Más de dos décadas antes, Cela ya había escrito sobre fútbol. Además de decenas de artículos en prensa, había publicado Once cuentos de fútbol. En la presentación del libro, el 7 de diciembre de 1963, había dicho: «El fútbol embrutece solo al que ya viene bruto de su casa». Aquella patada semántica se la dedicó a todos los intelectuales que daban la espalda al balón por considerarlo narcótico para el pueblo. El fútbol, en su opinión, tenía un significado más profundo. Y surrealista, como ejemplificaban los protagonistas de sus cuentos: estrambóticos futbolistas como Sancho Adaja, el Mozo, que entristecía de nostalgia cuando jugaba lejos de su campo; Harinita, que fallaba un penalty y era lanzado al aire como un perro por carnestolendas; o Exuperancio Expósito que, además de tuerto, tenía un garfio por mano y le pitaban mano cuando tocaba el balón.

«Hay toros con casta, mucha casta, y futbolistas con clase, mucha clase», escribió Cela. «Otros, en cambio, son ganado morucho, carne de matadero, reses de saldo y liquidación por fin de temporada». No solo aparecían futbolistas en aquellos rocambolescos cuentos. En su particular tragicomedia balompédica, destacaban otros personajes como el árbitro Minervino Caeymaex Cabrilla, alias Gazapo, al que, quizás por vestir premonitoriamente de negro, colgaron los aficionados después de tomar una decisión controvertida. O el también desgraciado Victurio Benicolet Cantueso, ferviente hincha que falleció con una quiniela de catorce escondida en un bubón que, curiosamente, tenía las mismas medidas que un balón de reglamento.

«Varios cientos de miles de españoles, a lo mejor varios millares de miles», concluyó Cela aquellos onces cuentos, «salen los lunes precipitadamente de sus casas, atropellando a los viejos y sin despedirse de la mujer ni de los niños, incluso sin desayunar siquiera y hasta sin lavarse, para cazar a tiempo el codiciado pajarito que dicen la Hoja del Lunes». Quizás él también lo hizo en alguna ocasión. Quién sabe. Lo único cierto es que,en 1969, Cela publicó otro cuento futbolero, titulado Noventa minutos de rebotica, que apareció dentro de la recopilación Café de artistas y otros relatos, y que ahondaba precisamente en esta idea. El protagonista, un joven escritor que no ha escrito ni una sola línea sobre deportes, era enviado al estadio de Chamartín para redactar la crónica del partido que al día siguiente devorarían miles de lectores.

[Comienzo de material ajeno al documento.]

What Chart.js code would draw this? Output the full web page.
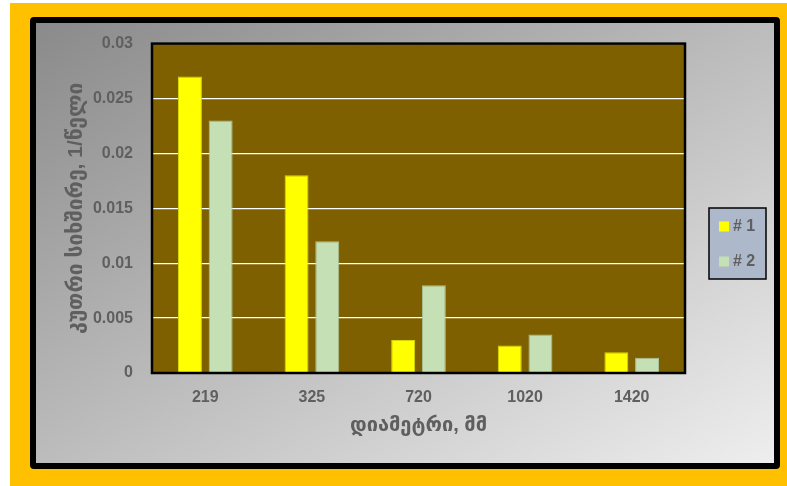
<!DOCTYPE html>
<html>
<head>
<meta charset="utf-8">
<script src="https://cdn.jsdelivr.net/npm/chart.js@4/dist/chart.umd.min.js"></script>
<style>
  body { margin: 0; background: #fff; width: 787px; height: 486px; overflow: hidden; }
  #frame { position: absolute; left: 10px; top: 3px; width: 777px; height: 483px; background: #FFC000; }
  #card {
    position: absolute; left: 20px; top: 14px; width: 738px; height: 440px;
    border: 6px solid #000; border-radius: 4px;
    background: linear-gradient(to bottom right, #8a8a8a, #eeeeee);
  }
  #chart { position: absolute; left: 0; top: -8px; }
</style>
</head>
<body>
<div id="frame">
  <div id="card">
    <canvas id="chart" width="738" height="448"></canvas>
  </div>
</div>
<script>
// data
const categories = ['219', '325', '720', '1020', '1420'];
const seriesNames = ['# 1', '# 2'];
const series1 = [0.027, 0.018, 0.003, 0.0025, 0.0019];
const series2 = [0.023, 0.012, 0.008, 0.0035, 0.0014];
const yTicks = [0, 0.005, 0.01, 0.015, 0.02, 0.025, 0.03];

const textColor = '#5f5f5f';
const fam = "'Liberation Sans', 'DejaVu Sans', sans-serif";
const tickFont = { family: fam, size: 16, weight: 'bold' };

// plot area fill + border
const plotArea = {
  id: 'plotArea',
  beforeDraw(chart) {
    const a = chart.chartArea, ctx = chart.ctx;
    ctx.save();
    ctx.fillStyle = '#7F6000';
    ctx.fillRect(a.left, a.top, a.right - a.left, a.bottom - a.top);
    ctx.restore();
  },
  afterDatasetsDraw(chart) {
    const a = chart.chartArea, ctx = chart.ctx;
    ctx.save();
    ctx.strokeStyle = '#000';
    ctx.lineWidth = 2.5;
    ctx.strokeRect(a.left, a.top, a.right - a.left, a.bottom - a.top);
    ctx.restore();
  }
};

// boxed legend on the right
const boxLegend = {
  id: 'boxLegend',
  afterDraw(chart) {
    const ctx = chart.ctx;
    const x = 673, y = 193, w = 57, h = 71;
    ctx.save();
    ctx.fillStyle = '#ADB9CA';
    ctx.fillRect(x, y, w, h);
    ctx.strokeStyle = '#000';
    ctx.lineWidth = 1.5;
    ctx.strokeRect(x, y, w, h);
    chart.data.datasets.forEach((ds, i) => {
      const cy = 211.5 + i * 35;
      ctx.fillStyle = ds.backgroundColor;
      ctx.fillRect(x + 10, cy - 5, 10, 10);
      ctx.fillStyle = textColor;
      ctx.font = 'bold 16px "Liberation Sans", sans-serif';
      ctx.textBaseline = 'middle';
      ctx.textAlign = 'left';
      ctx.fillText(ds.label, x + 24, cy);
    });
    ctx.restore();
  }
};

new Chart(document.getElementById('chart'), {
  type: 'bar',
  data: {
    labels: categories,
    datasets: [
      { label: seriesNames[0], data: series1, backgroundColor: '#FFFF00', borderColor: '#d6d600', borderWidth: 1 },
      { label: seriesNames[1], data: series2, backgroundColor: '#C5E0B4', borderColor: '#a9c29b', borderWidth: 1 }
    ]
  },
  options: {
    responsive: false,
    animation: false,
    categoryPercentage: 0.576,
    barPercentage: 0.78,
    layout: { padding: { top: 12, right: 89, bottom: 0, left: 28 } },
    plugins: { legend: { display: false }, tooltip: { enabled: false } },
    scales: {
      x: {
        grid: { display: false, drawTicks: false },
        border: { display: false },
        ticks: { color: textColor, font: tickFont, padding: 15 },
        title: { display: true, text: 'დიამეტრი, მმ', color: textColor, font: { family: fam, size: 20, weight: 'bold' }, padding: { top: 0, bottom: 26 } },
        afterFit(scale) { scale.height = 90; }
      },
      y: {
        min: 0,
        max: 0.03,
        afterBuildTicks(scale) { scale.ticks = yTicks.map(v => ({ value: v })); },
        grid: { color: '#ffffff', lineWidth: 1.2, drawTicks: false },
        border: { display: false },
        ticks: { color: textColor, font: tickFont, padding: 19, callback: v => String(+v.toFixed(4)) },
        title: { display: true, text: 'კუთრი სიხშირე, 1/წელი', color: textColor, font: { family: fam, size: 21, weight: 'bold' }, padding: { top: 0, bottom: 0 } },
        afterFit(scale) { scale.width = 88; }
      }
    }
  },
  plugins: [plotArea, boxLegend]
});
</script>
</body>
</html>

En aquel tiempo, todavía se estilaba el periodista que "hacía la caseta" para mostrar la parte del fútbol que se ocultaba tras las bambalinas. El protagonista debía cubrir el choque que enfrentaba a los madridistas con los leones del Athletic de Bilbao. Aunque apenas entiende de fútbol, reflexiona con tino: «El fútbol es un oficio pujante, rico y con rebotica», dice. «Un oficio tan joven, tan áureo, tan arrollador y con tantos pasillos como la aviación, la radio o las organizaciones pacifistas». Por tan literario vestuario desfilaban personajes como Millán Astray, el canario Molowny, Isasi y hasta Hernández Coronado, que, allá por 1919, había defendido la portería del Madrid F.C. y entrado en la preselección de Paco Bru para viajar a los JJOO de Amberes. (Finalmente, no logró quitarles el puesto ni a Zamora ni a Eizaguirre, terminó retirándose ese mismo año y, muchos después, publicando Las cosas del fútbol. Pero ese es ya otro libro de otra historia.)

Aunque en aquella entrevista en el Manzanares le había confesado a Juan Carlos Rivero que no acostumbraba a ir al estadio, en 1992, Cela acudió a entregar el premio de novela deportiva que cada año otorgaba la revista Don Balón. Fue en el Museu de l'Esport de la Ciudad Condal. Ese mismo año, con motivo de los JJOO celebrados en Barcelona, la editorial Don Balón reeditó sus Once cuentos de fútbol. «El intelectual debe interesarse por todo lo que está vivo, y el fútbol lo está», había asegurado Cela tres décadas antes. No le faltaba razón: al menos, en la suya lo estuvo. Y gracias a sus cuentos, también en la de sus lectores.